What to do -
Every record should be repeated exactly, except that pictures are left out.

Given records -

<<<<

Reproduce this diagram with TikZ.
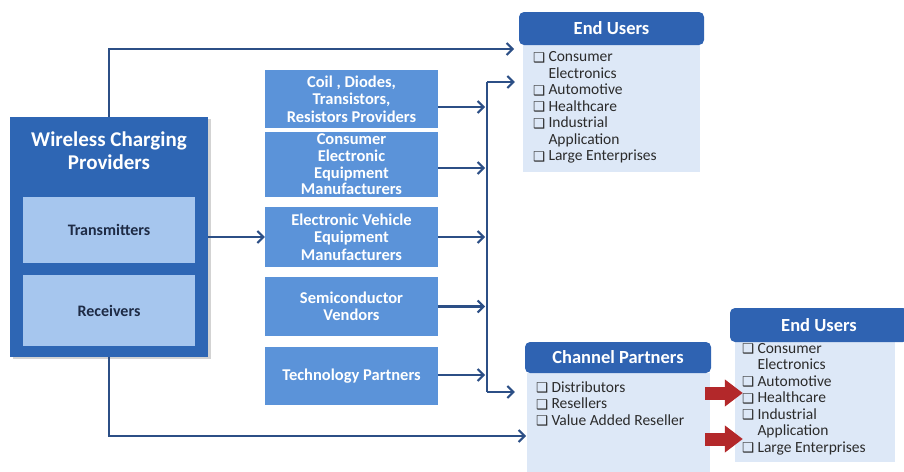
\documentclass[tikz,border=0pt]{standalone}
\usepackage{fontspec}
\setmainfont{Carlito}
\newfontfamily\symfont{DejaVu Sans}
\usetikzlibrary{arrows.meta,shadows}

\definecolor{provblue}{HTML}{2E66B4}
\definecolor{headblue}{HTML}{2F63B2}
\definecolor{midblue}{HTML}{5B93D9}
\definecolor{paleblue}{HTML}{A6C6EE}
\definecolor{bodyblue}{HTML}{DDE8F7}
\definecolor{lineblue}{HTML}{2C4F86}
\definecolor{navytext}{HTML}{1E2B45}
\definecolor{listgray}{HTML}{2B2B2B}
\definecolor{flowred}{HTML}{B3282A}

% check box and indent for the bullet lists
\newcommand{\chk}{\makebox[15.5pt][l]{\raisebox{-0.5pt}{\symfont\fontsize{13.5}{13.5}\selectfont ❑}}}
\newcommand{\ind}{\hspace*{15.5pt}}

\begin{document}
\begin{tikzpicture}[
    x=1pt, y=-1pt,
    provbox/.style={draw=none, fill=provblue, minimum width=198pt, minimum height=240pt,
        drop shadow={shadow xshift=2.5pt, shadow yshift=-2pt, opacity=0.35}},
    innerbox/.style={fill=paleblue, minimum width=172pt, text=navytext,
        font=\bfseries\fontsize{16}{17}\selectfont},
    midbox/.style={fill=midblue, minimum width=173pt, text=white, align=center,
        inner sep=1pt, font=\bfseries\fontsize{16.5}{17.5}\selectfont},
    headbox/.style={fill=headblue, rounded corners=5pt, text=white,
        font=\bfseries\fontsize{18.5}{20}\selectfont},
    listbody/.style={fill=bodyblue, anchor=north},
    listtext/.style={anchor=north west, inner sep=0pt, align=left, text=listgray,
        font=\fontsize{15.5}{16.5}\selectfont},
    flow/.style={draw=lineblue, line width=2.4pt,
        -{Straight Barb[length=6pt, width=12pt, line width=2pt]}},
    redarr/.style={draw=flowred, line width=13pt, -{Triangle[length=18pt, width=26pt]}}
    ]
    \useasboundingbox (0,0) rectangle (904,471);

    % providers block
    \node[provbox] (prov) at (109,237) {};
    \node[text=white, align=center, font=\bfseries\fontsize{21}{23}\selectfont] (ptitle) at (109,151)
        {Wireless Charging\\Providers};
    \node[innerbox, minimum height=66pt] (tx) at (109,230) {Transmitters};
    \node[innerbox, minimum height=71pt] (rx) at (109,310.5) {Receivers};

    % middle column
    \node[midbox, minimum height=58pt] (coil) at (351.5,99) {Coil , Diodes,\\Transistors,\\Resistors Providers};
    \node[midbox, minimum height=65pt, font=\bfseries\fontsize{16.5}{16.7}\selectfont] (cons) at (351.5,164.5)
        {Consumer\\Electronic\\Equipment\\Manufacturers};
    \node[midbox, minimum height=60pt] (ev) at (351.5,237) {Electronic Vehicle\\Equipment\\Manufacturers};
    \node[midbox, minimum height=59pt] (semi) at (351.5,306.5) {Semiconductor\\Vendors};
    \node[midbox, minimum height=58pt] (tech) at (351.5,376) {Technology Partners};

    % end users (top)
    \node[listbody, minimum width=177pt, minimum height=127pt] (eubody) at (611.5,45) {};
    \node[headbox, minimum width=185pt, minimum height=33pt] (euhead) at (611.5,28.5) {End Users};
    \node[listtext] (eulist) at ([shift={(10,6.5)}]eubody.north west)
        {\chk Consumer\\\ind Electronics\\\chk Automotive\\\chk Healthcare\\\chk Industrial\\\ind Application\\\chk Large Enterprises};

    % channel partners
    \node[listbody, minimum width=183pt, minimum height=105pt] (cpbody) at (618.5,373) {};
    \node[headbox, minimum width=186pt, minimum height=31pt] (cphead) at (618,357.5) {Channel Partners};
    \node[listtext] (cplist) at ([shift={(9,8.5)}]cpbody.north west)
        {\chk Distributors\\\chk Resellers\\\chk Value Added Reseller};

    % end users (bottom right)
    \node[listbody, minimum width=160pt, minimum height=120pt] (eu2body) at (815,342) {};
    \node[headbox, minimum width=178pt, minimum height=34pt] (eu2head) at (819,325) {End Users};
    \node[listtext] (eu2list) at ([shift={(7,1)}]eu2body.north west)
        {\chk Consumer\\\ind Electronics\\\chk Automotive\\\chk Healthcare\\\chk Industrial\\\ind Application\\\chk Large Enterprises};

    % bus between middle column and the right side
    \coordinate (bustop) at (487,82);
    \coordinate (busbot) at (487,392);
    \coordinate (toptip) at (514,49);
    \coordinate (bottip) at (526,436);
    \draw[draw=lineblue, line width=2.4pt] (bustop) -- (busbot);
    \draw[flow] (bustop) -- ([xshift=-8pt]eubody.west |- bustop);
    \draw[flow] (busbot) -- ([xshift=-12pt]cpbody.west |- busbot);
    \draw[flow] ([yshift=-8pt]coil.east) -- ([xshift=-2pt]bustop |- 0,107);
    \draw[flow] ([yshift=-3.5pt]cons.east) -- ([xshift=-2pt]bustop |- 0,168);
    \draw[flow] (ev.east) -- ([xshift=-2pt]bustop |- ev.east);
    \draw[flow] (semi.east) -- ([xshift=-2pt]bustop |- semi.east);
    \draw[flow] ([yshift=1pt]tech.east) -- ([xshift=-2pt]bustop |- 0,375);

    % providers to the rest
    \draw[flow] (prov.north) |- (toptip);
    \draw[flow] (prov.south) |- (bottip);
    \draw[flow] (prov.east) -- (ev.west);

    % channel partners to end users
    \coordinate (r1) at (705,393);
    \coordinate (r2) at (705,439);
    \draw[redarr] (r1) -- ([xshift=8pt]eu2body.west |- r1);
    \draw[redarr] (r2) -- ([xshift=8pt]eu2body.west |- r2);
\end{tikzpicture}
\end{document}
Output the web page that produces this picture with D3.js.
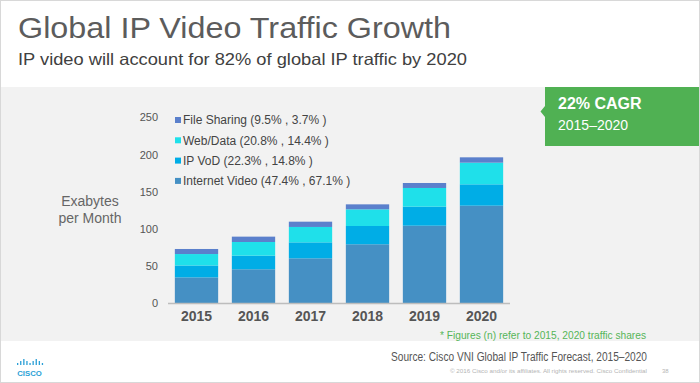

>>>>

In response -
Reproduce this diagram with TikZ.
\documentclass[tikz,border=0pt]{standalone}
\usepackage{fontspec}
\setmainfont{Carlito}
\newfontfamily\symfont{DejaVu Sans}
\usetikzlibrary{arrows.meta,shadows}

\definecolor{provblue}{HTML}{2E66B4}
\definecolor{headblue}{HTML}{2F63B2}
\definecolor{midblue}{HTML}{5B93D9}
\definecolor{paleblue}{HTML}{A6C6EE}
\definecolor{bodyblue}{HTML}{DDE8F7}
\definecolor{lineblue}{HTML}{2C4F86}
\definecolor{navytext}{HTML}{1E2B45}
\definecolor{listgray}{HTML}{2B2B2B}
\definecolor{flowred}{HTML}{B3282A}

% check box and indent for the bullet lists
\newcommand{\chk}{\makebox[15.5pt][l]{\raisebox{-0.5pt}{\symfont\fontsize{13.5}{13.5}\selectfont ❑}}}
\newcommand{\ind}{\hspace*{15.5pt}}

\begin{document}
\begin{tikzpicture}[
    x=1pt, y=-1pt,
    provbox/.style={draw=none, fill=provblue, minimum width=198pt, minimum height=240pt,
        drop shadow={shadow xshift=2.5pt, shadow yshift=-2pt, opacity=0.35}},
    innerbox/.style={fill=paleblue, minimum width=172pt, text=navytext,
        font=\bfseries\fontsize{16}{17}\selectfont},
    midbox/.style={fill=midblue, minimum width=173pt, text=white, align=center,
        inner sep=1pt, font=\bfseries\fontsize{16.5}{17.5}\selectfont},
    headbox/.style={fill=headblue, rounded corners=5pt, text=white,
        font=\bfseries\fontsize{18.5}{20}\selectfont},
    listbody/.style={fill=bodyblue, anchor=north},
    listtext/.style={anchor=north west, inner sep=0pt, align=left, text=listgray,
        font=\fontsize{15.5}{16.5}\selectfont},
    flow/.style={draw=lineblue, line width=2.4pt,
        -{Straight Barb[length=6pt, width=12pt, line width=2pt]}},
    redarr/.style={draw=flowred, line width=13pt, -{Triangle[length=18pt, width=26pt]}}
    ]
    \useasboundingbox (0,0) rectangle (904,471);

    % providers block
    \node[provbox] (prov) at (109,237) {};
    \node[text=white, align=center, font=\bfseries\fontsize{21}{23}\selectfont] (ptitle) at (109,151)
        {Wireless Charging\\Providers};
    \node[innerbox, minimum height=66pt] (tx) at (109,230) {Transmitters};
    \node[innerbox, minimum height=71pt] (rx) at (109,310.5) {Receivers};

    % middle column
    \node[midbox, minimum height=58pt] (coil) at (351.5,99) {Coil , Diodes,\\Transistors,\\Resistors Providers};
    \node[midbox, minimum height=65pt, font=\bfseries\fontsize{16.5}{16.7}\selectfont] (cons) at (351.5,164.5)
        {Consumer\\Electronic\\Equipment\\Manufacturers};
    \node[midbox, minimum height=60pt] (ev) at (351.5,237) {Electronic Vehicle\\Equipment\\Manufacturers};
    \node[midbox, minimum height=59pt] (semi) at (351.5,306.5) {Semiconductor\\Vendors};
    \node[midbox, minimum height=58pt] (tech) at (351.5,376) {Technology Partners};

    % end users (top)
    \node[listbody, minimum width=177pt, minimum height=127pt] (eubody) at (611.5,45) {};
    \node[headbox, minimum width=185pt, minimum height=33pt] (euhead) at (611.5,28.5) {End Users};
    \node[listtext] (eulist) at ([shift={(10,6.5)}]eubody.north west)
        {\chk Consumer\\\ind Electronics\\\chk Automotive\\\chk Healthcare\\\chk Industrial\\\ind Application\\\chk Large Enterprises};

    % channel partners
    \node[listbody, minimum width=183pt, minimum height=105pt] (cpbody) at (618.5,373) {};
    \node[headbox, minimum width=186pt, minimum height=31pt] (cphead) at (618,357.5) {Channel Partners};
    \node[listtext] (cplist) at ([shift={(9,8.5)}]cpbody.north west)
        {\chk Distributors\\\chk Resellers\\\chk Value Added Reseller};

    % end users (bottom right)
    \node[listbody, minimum width=160pt, minimum height=120pt] (eu2body) at (815,342) {};
    \node[headbox, minimum width=178pt, minimum height=34pt] (eu2head) at (819,325) {End Users};
    \node[listtext] (eu2list) at ([shift={(7,1)}]eu2body.north west)
        {\chk Consumer\\\ind Electronics\\\chk Automotive\\\chk Healthcare\\\chk Industrial\\\ind Application\\\chk Large Enterprises};

    % bus between middle column and the right side
    \coordinate (bustop) at (487,82);
    \coordinate (busbot) at (487,392);
    \coordinate (toptip) at (514,49);
    \coordinate (bottip) at (526,436);
    \draw[draw=lineblue, line width=2.4pt] (bustop) -- (busbot);
    \draw[flow] (bustop) -- ([xshift=-8pt]eubody.west |- bustop);
    \draw[flow] (busbot) -- ([xshift=-12pt]cpbody.west |- busbot);
    \draw[flow] ([yshift=-8pt]coil.east) -- ([xshift=-2pt]bustop |- 0,107);
    \draw[flow] ([yshift=-3.5pt]cons.east) -- ([xshift=-2pt]bustop |- 0,168);
    \draw[flow] (ev.east) -- ([xshift=-2pt]bustop |- ev.east);
    \draw[flow] (semi.east) -- ([xshift=-2pt]bustop |- semi.east);
    \draw[flow] ([yshift=1pt]tech.east) -- ([xshift=-2pt]bustop |- 0,375);

    % providers to the rest
    \draw[flow] (prov.north) |- (toptip);
    \draw[flow] (prov.south) |- (bottip);
    \draw[flow] (prov.east) -- (ev.west);

    % channel partners to end users
    \coordinate (r1) at (705,393);
    \coordinate (r2) at (705,439);
    \draw[redarr] (r1) -- ([xshift=8pt]eu2body.west |- r1);
    \draw[redarr] (r2) -- ([xshift=8pt]eu2body.west |- r2);
\end{tikzpicture}
\end{document}
Output the web page that produces this picture with D3.js.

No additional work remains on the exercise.